:: What is asked ::
Working from the top of the listing below, retype each line through the line containing "466, 437, 401, 368, 336, 307, 290, 275, 257, 226]", both included, with no pictures.

:: Data extract ::
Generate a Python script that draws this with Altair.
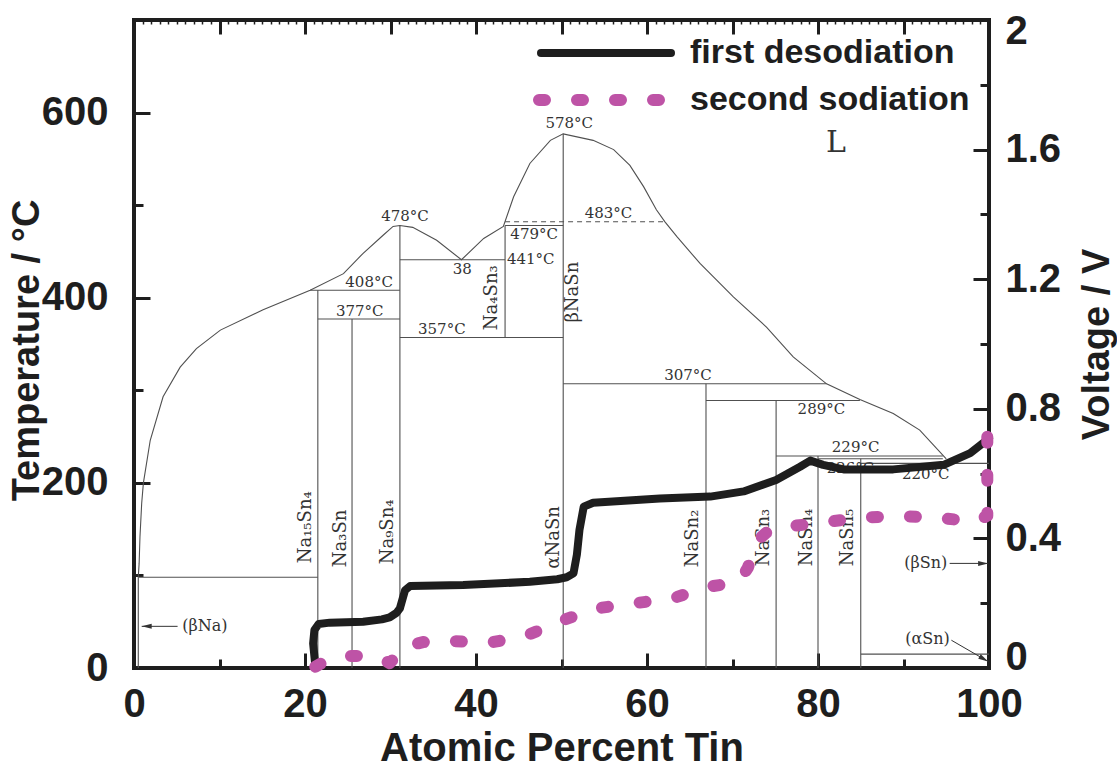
import altair as alt
import pandas as pd

# ---------------- data ----------------
# liquidus of the Na-Sn phase diagram (x = at.% Sn, T in degC)
liq_x = [0.5, 0.6, 0.7, 0.9, 1.1, 1.9, 3.4, 5.4, 7.3, 10.1, 15.1, 20.6, 24.5, 26.8, 29.2, 30.3, 31.1,
         32.6, 35.4, 38.3, 40.9, 43.2, 44.4, 46.3, 48.7, 50.2, 53.7, 56.1, 58.0, 59.6, 61.1, 62.1,
         63.5, 66.2, 70.1, 74.0, 77.1, 81.0, 84.9, 88.8, 91.9, 95.0]
liq_t = [98, 113, 142, 178, 200, 246, 293, 325, 345, 365, 387, 408, 426, 448, 468, 477, 478,
         476, 462, 441, 464, 477, 509, 545, 570, 577, 570, 560, 543, 520, 495, 482,
         466, 437, 401, 368, 336, 307, 290, 275, 257, 226]

# horizontal isotherms
iso_x1 = [0.5, 20.6, 21.5, 31.1, 31.1, 43.4, 50.2, 66.9, 75.1, 80.0, 85.0, 85.0]
iso_x2 = [21.5, 31.1, 31.1, 43.4, 50.2, 50.2, 81.0, 84.9, 94.6, 94.6, 100.0, 100.0]
iso_t = [98, 408, 377, 441, 357, 478, 307, 289, 229, 226, 221, 15]

# dashed isotherm
dash_x1 = [43.4]
dash_x2 = [62.1]
dash_t = [482]

# vertical phase boundaries
vert_x = [0.5, 21.5, 25.5, 31.1, 43.4, 50.2, 66.9, 75.1, 80.0, 85.0]
vert_t1 = [0, 0, 0, 0, 357, 0, 0, 0, 0, 0]
vert_t2 = [98, 408, 377, 478, 478, 577, 307, 289, 229, 226]

# temperature annotations
tl_text = ["578°C", "478°C", "408°C", "377°C", "38", "479°C", "441°C", "357°C",
           "483°C", "307°C", "289°C", "229°C", "220°C"]
tl_x = [50.9, 31.7, 27.5, 26.4, 38.4, 46.8, 46.4, 36.0, 55.5, 64.8, 80.4, 84.4, 92.6]
tl_t = [589, 488, 417, 386, 431, 469, 442, 366, 492, 317, 280, 239, 210]

# annotation hidden under the first desodiation curve
hid_text = ["226°C"]
hid_x = [83.8]
hid_t = [216]

# compound labels (rotated)
ph_text = ["Na₁₅Sn₄", "Na₃Sn", "Na₉Sn₄", "αNaSn", "Na₄Sn₃", "βNaSn",
           "NaSn₂", "NaSn₃", "NaSn₄", "NaSn₅"]
ph_x = [20.1, 24.2, 29.7, 49.1, 41.9, 51.4, 65.4, 73.7, 78.7, 83.5]
ph_t = [152, 140, 147, 141, 400, 406, 140, 141, 141, 141]

# region labels
rg_text = ["(βNa)", "(βSn)", "(αSn)"]
rg_x = [8.3, 92.6, 92.8]
rg_t = [45, 113, 31]

liquid_text = ["L"]
liquid_x = [82.1]
liquid_t = [567]

# arrows of the region labels
ar_x1 = [5.1, 95.4, 95.6]
ar_t1 = [45, 113, 30]
ar_x2 = [0.9, 99.9, 99.9]
ar_t2 = [45, 113, 7]
ar_ang = [180, 0, 30]

# voltage curves (V)
des_x = [21.2, 20.95, 21.1, 21.6, 22.9, 26.8, 29.0, 29.9, 30.7, 31.1, 31.7, 32.3, 38.5, 46.3,
         49.5, 50.6, 51.4, 51.8, 52.1, 52.6, 53.7, 61.5, 67.4, 71.3, 75.1, 77.9, 79.1, 80.6,
         83.0, 88.8, 94.7, 97.8, 100.0]
des_v = [0.01, 0.076, 0.117, 0.136, 0.14, 0.143, 0.15, 0.156, 0.17, 0.184, 0.24, 0.253, 0.256, 0.266,
         0.274, 0.28, 0.292, 0.35, 0.426, 0.498, 0.51, 0.523, 0.529, 0.545, 0.58, 0.621, 0.64, 0.627,
         0.613, 0.613, 0.627, 0.663, 0.709]

sod_x = [21.2, 23.0, 25.0, 27.0, 28.5, 29.9, 30.8, 32.0, 33.8, 37.2, 41.6, 45.9, 50.0, 54.1,
         58.6, 63.0, 67.2, 70.0, 71.0, 71.8, 72.5, 73.2, 74.5, 76.3, 80.6, 84.9, 89.4, 93.9,
         98.4, 99.8, 99.8]
sod_v = [0.004, 0.03, 0.037, 0.037, 0.035, 0.015, 0.04, 0.068, 0.08, 0.083, 0.078, 0.100, 0.146, 0.184,
         0.200, 0.215, 0.251, 0.262, 0.275, 0.31, 0.36, 0.40, 0.43, 0.436, 0.449, 0.464, 0.469, 0.464,
         0.452, 0.47, 0.80]

legend_labels = ["first desodiation", "second sodiation"]

x_major = [0, 20, 40, 60, 80, 100]
x_minor = [10, 30, 50, 70, 90]
x_fine = list(range(0, 101))
t_major = [0, 200, 400, 600]
t_minor = [100, 300, 500, 700]
v_major = [0, 0.4, 0.8, 1.2, 1.6, 2]
v_minor = [0.2, 0.6, 1.0, 1.4, 1.8]

# ---------------- styles ----------------
LINE = "#505050"
TXT = "#333333"
INK = "#1e1e1e"
MAG = "#BE53A6"
SERIF = "DejaVu Serif"
SANS = "Liberation Sans"

XS = alt.Scale(domain=[0, 100], nice=False, zero=False)
TS = alt.Scale(domain=[0, 700], nice=False, zero=False)
VS = alt.Scale(domain=[0, 2], nice=False, zero=False)

df_liq = pd.DataFrame({"x": liq_x, "t": liq_t, "i": range(len(liq_x))})
df_iso = pd.DataFrame({"x1": iso_x1, "x2": iso_x2, "t": iso_t})
df_dash = pd.DataFrame({"x1": dash_x1, "x2": dash_x2, "t": dash_t})
df_vert = pd.DataFrame({"x": vert_x, "t1": vert_t1, "t2": vert_t2})
df_tl = pd.DataFrame({"x": tl_x, "t": tl_t, "s": tl_text})
df_hid = pd.DataFrame({"x": hid_x, "t": hid_t, "s": hid_text})
df_ph = pd.DataFrame({"x": ph_x, "t": ph_t, "s": ph_text})
df_rg = pd.DataFrame({"x": rg_x, "t": rg_t, "s": rg_text})
df_L = pd.DataFrame({"x": liquid_x, "t": liquid_t, "s": liquid_text})
df_ar = pd.DataFrame({"x1": ar_x1, "t1": ar_t1, "x2": ar_x2, "t2": ar_t2, "a": ar_ang})
df_des = pd.DataFrame({"x": des_x, "v": des_v, "i": range(len(des_x))})
df_sod = pd.DataFrame({"x": sod_x, "v": sod_v, "i": range(len(sod_x))})
df_ax = pd.DataFrame({"x": [0], "t": [0], "v": [0]})


def xq(f):
    return alt.X(f, type="quantitative", scale=XS, axis=None)


def tq(f):
    return alt.Y(f, type="quantitative", scale=TS, axis=None)


def vq(f):
    return alt.Y(f, type="quantitative", scale=VS, axis=None)


iso = alt.Chart(df_iso).mark_rule(color=LINE, strokeWidth=1.1).encode(
    x=xq("x1"), x2="x2:Q", y=tq("t"))
dashed = alt.Chart(df_dash).mark_rule(color=LINE, strokeWidth=1.1, strokeDash=[5, 4]).encode(
    x=xq("x1"), x2="x2:Q", y=tq("t"))
vert = alt.Chart(df_vert).mark_rule(color=LINE, strokeWidth=1.1).encode(
    x=xq("x"), y=tq("t1"), y2="t2:Q")
liq = alt.Chart(df_liq).mark_line(color=LINE, strokeWidth=1.1).encode(
    x=xq("x"), y=tq("t"), order="i:Q")

tlab = alt.Chart(df_tl).mark_text(font=SERIF, fontSize=15, color=TXT).encode(
    x=xq("x"), y=tq("t"), text="s:N")
hid = alt.Chart(df_hid).mark_text(font=SERIF, fontSize=15, color=TXT).encode(
    x=xq("x"), y=tq("t"), text="s:N")
phl = alt.Chart(df_ph).mark_text(font=SERIF, fontSize=18, color=TXT, angle=270).encode(
    x=xq("x"), y=tq("t"), text="s:N")
rgl = alt.Chart(df_rg).mark_text(font=SERIF, fontSize=16, color=TXT).encode(
    x=xq("x"), y=tq("t"), text="s:N")
Ll = alt.Chart(df_L).mark_text(font=SERIF, fontSize=30, color=TXT).encode(
    x=xq("x"), y=tq("t"), text="s:N")
ar = alt.Chart(df_ar).mark_rule(color=TXT, strokeWidth=1).encode(
    x=xq("x1"), y=tq("t1"), x2="x2:Q", y2="t2:Q")
heads = alt.Chart(df_ar).mark_point(
    shape="M0,0L-2,-0.5L-2,0.5Z", filled=True, color=TXT, size=100, opacity=1).encode(
    x=xq("x2"), y=tq("t2"), angle=alt.Angle("a:Q", scale=None))

des = alt.Chart(df_des).mark_line(color=INK, strokeWidth=8, strokeCap="round",
                                  strokeJoin="round").encode(x=xq("x"), y=vq("v"), order="i:Q")
sod = alt.Chart(df_sod).mark_line(color=MAG, strokeWidth=12, strokeCap="round",
                                  strokeJoin="round", strokeDash=[6, 32]).encode(
    x=xq("x"), y=vq("v"), order="i:Q")

# legend (drawn in the top of the plot area)
leg1_line = alt.Chart(pd.DataFrame({"s": [legend_labels[0]]})).mark_rule(
    color=INK, strokeWidth=8, strokeCap="round").encode(
    x=alt.value(407), x2=alt.value(537), y=alt.value(33))
leg2_line = alt.Chart(pd.DataFrame({"s": [legend_labels[1]]})).mark_rule(
    color=MAG, strokeWidth=12, strokeCap="round", strokeDash=[6, 32]).encode(
    x=alt.value(405), x2=alt.value(526), y=alt.value(80))
leg1_text = alt.Chart(pd.DataFrame({"s": [legend_labels[0]]})).mark_text(
    font=SANS, fontSize=34, fontWeight="bold", color=INK, align="left", baseline="middle").encode(
    x=alt.value(556), y=alt.value(33), text="s:N")
leg2_text = alt.Chart(pd.DataFrame({"s": [legend_labels[1]]})).mark_text(
    font=SANS, fontSize=34, fontWeight="bold", color=INK, align="left", baseline="middle").encode(
    x=alt.value(556), y=alt.value(80), text="s:N")

# ---------------- axes ----------------
LBL = dict(labelFont=SANS, labelFontWeight="bold", labelFontSize=40, labelColor=INK,
           titleFont=SANS, titleFontWeight="bold", titleColor=INK,
           grid=False, domain=False, ticks=False)


def tick_axis(orient, values, size, width=3):
    return alt.Axis(orient=orient, values=values, offset=-size, tickSize=size, tickWidth=width,
                    tickColor=INK, labels=False, domain=False, grid=False, title=None)


def ax_layer(xaxis, yfield, yscale, yaxis):
    return alt.Chart(df_ax).mark_point(opacity=0).encode(
        x=alt.X("x:Q", scale=XS, axis=xaxis),
        y=alt.Y(yfield, scale=yscale, axis=yaxis))


axA = ax_layer(
    alt.Axis(orient="bottom", values=x_major, labelPadding=16, labelFlush=False,
             title="Atomic Percent Tin", titleFontSize=40, titleBaseline="alphabetic",
             titleY=92, **LBL),
    "t:Q", TS,
    alt.Axis(orient="left", values=t_major, labelPadding=26, title="Temperature / °C",
             titleFontSize=38, titleAngle=270, titleBaseline="middle", titleX=-107,
             titleY=330, **LBL))
axB = ax_layer(tick_axis("bottom", x_major, 15), "t:Q", TS, tick_axis("left", t_major, 16))
axC = ax_layer(tick_axis("bottom", x_minor, 9), "t:Q", TS, tick_axis("left", t_minor, 9))
axD = ax_layer(tick_axis("top", x_major + x_minor, 14), "v:Q", VS,
               alt.Axis(orient="right", values=v_major, labelPadding=16, title="Voltage / V",
                        labelExpr="datum.value == 0 ? '0' : datum.value == 2 ? '2' : format(datum.value, '.1f')",
                        labelFlush=True, labelFlushOffset=9,
                        titleFontSize=38, titleAngle=270, titleBaseline="middle", titleX=108,
                        titleY=324, **LBL))
axE = ax_layer(tick_axis("top", x_fine, 4, 1.5), "v:Q", VS, tick_axis("right", v_major, 16))
axF = ax_layer(tick_axis("top", [0], 0), "v:Q", VS, tick_axis("right", v_minor, 9))

chart = alt.layer(
    iso, dashed, vert, liq, tlab, hid, phl, rgl, Ll, ar, heads,
    des, sod, leg1_line, leg2_line, leg1_text, leg2_text,
    axA, axB, axC, axD, axE, axF,
).resolve_scale(y="independent").resolve_axis(x="independent", y="independent").properties(
    width=855, height=648,
    padding={"left": 134, "top": 20, "right": 128, "bottom": 101},
    autosize=alt.AutoSizeParams(type="none"),
    background="white",
).configure_view(stroke=INK, strokeWidth=4)

chart.save("out.html", embed_options={"renderer": "svg", "actions": False})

:: Right answer ::
Generate a Python script that draws this with Altair.
import altair as alt
import pandas as pd

# ---------------- data ----------------
# liquidus of the Na-Sn phase diagram (x = at.% Sn, T in degC)
liq_x = [0.5, 0.6, 0.7, 0.9, 1.1, 1.9, 3.4, 5.4, 7.3, 10.1, 15.1, 20.6, 24.5, 26.8, 29.2, 30.3, 31.1,
         32.6, 35.4, 38.3, 40.9, 43.2, 44.4, 46.3, 48.7, 50.2, 53.7, 56.1, 58.0, 59.6, 61.1, 62.1,
         63.5, 66.2, 70.1, 74.0, 77.1, 81.0, 84.9, 88.8, 91.9, 95.0]
liq_t = [98, 113, 142, 178, 200, 246, 293, 325, 345, 365, 387, 408, 426, 448, 468, 477, 478,
         476, 462, 441, 464, 477, 509, 545, 570, 577, 570, 560, 543, 520, 495, 482,
         466, 437, 401, 368, 336, 307, 290, 275, 257, 226]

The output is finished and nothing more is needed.